As we noted earlier, the IEEE 754 model of computing is not to stop the program when exceptional conditions occur. It takes note of exceptional values or conditions by setting sticky exception flags, or by producing results with the special values Infinity and QNaN. In this section, we discuss Infinity; see Handling NaN for the other.

In GNU C, you can create a value of negative Infinity in software like this:

double x;

x = -1.0 / 0.0;

GNU C supplies the __builtin_inf, __builtin_inff, and __builtin_infl macros, and the GNU C Library provides the INFINITY macro, all of which are compile-time constants for positive infinity.

GNU C also provides a standard function to test for an Infinity: isinf (x) returns 1 if the argument is a signed infinity, and 0 if not.

Infinities can be compared, and all Infinities of the same sign are equal: there is no notion in IEEE 754 arithmetic of different kinds of Infinities, as there are in some areas of mathematics. Positive Infinity is larger than any finite value, and negative Infinity is smaller than any finite value.
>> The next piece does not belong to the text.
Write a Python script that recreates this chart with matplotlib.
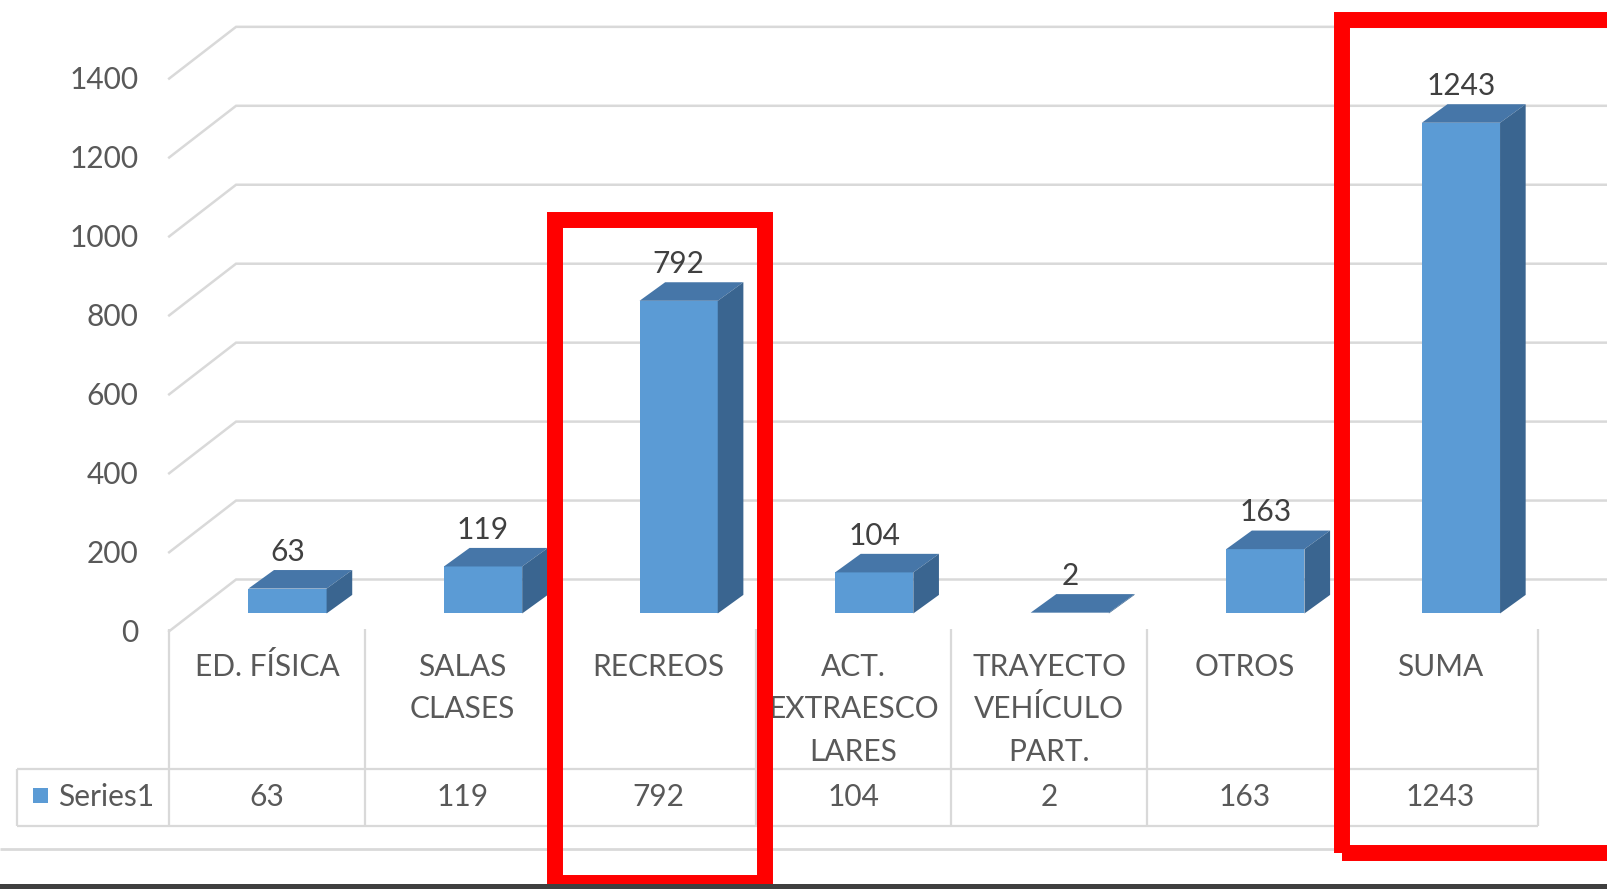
import numpy as np
import matplotlib.pyplot as plt
import matplotlib.transforms as mtransforms
from matplotlib.patches import Polygon, Rectangle

# Accidentes por lugar
categories = ["ED. FÍSICA", "SALAS\nCLASES", "RECREOS", "ACT.\nEXTRAESCO\nLARES",
              "TRAYECTO\nVEHÍCULO\nPART.", "OTROS", "SUMA"]
values = [63, 119, 792, 104, 2, 163, 1243]
series_name = "Series1"
y_ticks = [0, 200, 400, 600, 800, 1000, 1200, 1400]
highlighted = ["RECREOS", "SUMA"]

plt.rcParams["font.family"] = ["Lato", "DejaVu Sans"]

FRONT = "#5B9BD5"
TOP = "#4676A8"
SIDE = "#3A6590"
GRID = "#D9D9D9"
TXT = "#595959"
FS = 21.5

fig = plt.figure(figsize=(16.08, 8.89), dpi=100)
ax = fig.add_axes([0, 0, 1, 1])
xmin, xmax = -1.365, 6.857
ax.set_xlim(xmin, xmax)
ax.set_ylim(-698, 1554)
ax.axis("off")
# x in data units, y in axes fraction (used for the table rows)
tr = mtransforms.blended_transform_factory(ax.transData, ax.transAxes)

# depth of the bars and of the back wall
dx, dy = 0.131, 47
wall_x, wall_dy, front_dy = -0.158, 86, -45

# back wall gridlines + side wall diagonals
for v in y_ticks:
    ax.plot([-0.5, wall_x, xmax], [v + front_dy, v + wall_dy, v + wall_dy],
            color=GRID, lw=1.8, zorder=1, solid_joinstyle="miter")
    ax.text(-0.657, v - 49, str(v), ha="right", va="center",
            fontsize=FS, color=TXT)

# bars: front face from ax.bar, top/side faces as polygons
n = len(values)
xc = np.arange(n) + 0.105
w = 0.4
ax.bar(xc, values, width=w, color=FRONT, zorder=3)
for x, v in zip(xc, values):
    x0, x1 = x - w / 2, x + w / 2
    ax.add_patch(Polygon([(x0, v), (x0 + dx, v + dy), (x1 + dx, v + dy), (x1, v)],
                         closed=True, facecolor=TOP, edgecolor="none", zorder=3))
    ax.add_patch(Polygon([(x1, 0), (x1 + dx, dy), (x1 + dx, v + dy), (x1, v)],
                         closed=True, facecolor=SIDE, edgecolor="none", zorder=3))
    ax.annotate(f"{v}", (x, v + dy), xytext=(0, 3), textcoords="offset points",
                ha="center", va="bottom", fontsize=FS, color="#404040", zorder=4)

# data table under the chart
table_left = -1.276
row_top, row_mid, row_bot = 0.293, 0.135, 0.0714
edges = np.arange(n + 1) - 0.5
ax.vlines(edges, row_bot, row_top, transform=tr, color=GRID, lw=1.6, zorder=2)
ax.hlines([row_mid, row_bot], table_left, edges[-1], transform=tr,
          color=GRID, lw=1.6, zorder=2)
ax.vlines(table_left, row_bot, row_mid, transform=tr, color=GRID, lw=1.6, zorder=2)

line_y = [0.2502, 0.2029, 0.1544]
for i, (cat, v) in enumerate(zip(categories, values)):
    for k, part in enumerate(cat.split("\n")):
        ax.text(i, line_y[k], part, transform=tr, ha="center", va="center",
                fontsize=FS, color=TXT)
    ax.text(i, 0.104, f"{v}", transform=tr, ha="center", va="center",
            fontsize=FS, color=TXT)

# legend key inside the table
ax.add_patch(Rectangle((-1.197, 0.0967), 0.078, 0.0174, transform=tr,
                       facecolor=FRONT, edgecolor="none", zorder=3))
ax.text(-1.066, 0.104, series_name, transform=tr, ha="left", va="center",
        fontsize=FS, color=TXT)

# chart area border line and bottom frame
ax.hlines(0.045, xmin, xmax, transform=tr, color=GRID, lw=2, zorder=2)
ax.add_patch(Rectangle((xmin, 0), xmax - xmin, 0.0056, transform=tr,
                       facecolor="#3f3f3f", edgecolor="none", zorder=12))

# red highlight boxes
boxes = {"RECREOS": (-0.528, 1.074, 0.0067, 0.7525),
         "SUMA": (-0.502, 1.6, 0.041, 0.9775)}
for name in highlighted:
    i = categories.index(name)
    off, bw, yb, yt = boxes[name]
    ax.add_patch(Rectangle((i + off, yb), bw, yt - yb, transform=tr, fill=False,
                           edgecolor="#FF0000", lw=11.5, joinstyle="miter",
                           zorder=10))

fig.savefig("out.png", dpi=100)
Infinities propagate in addition, subtraction, multiplication, and square root, but in division, they disappear, because of the rule that finite / Infinity is 0.0. Thus, an overflow in an intermediate computation that produces an Infinity is likely to be noticed later in the final results. The programmer can then decide whether the overflow is expected, and acceptable, or whether the code possibly has a bug, or needs to be run in higher precision, or redesigned to avoid the production of the Infinity.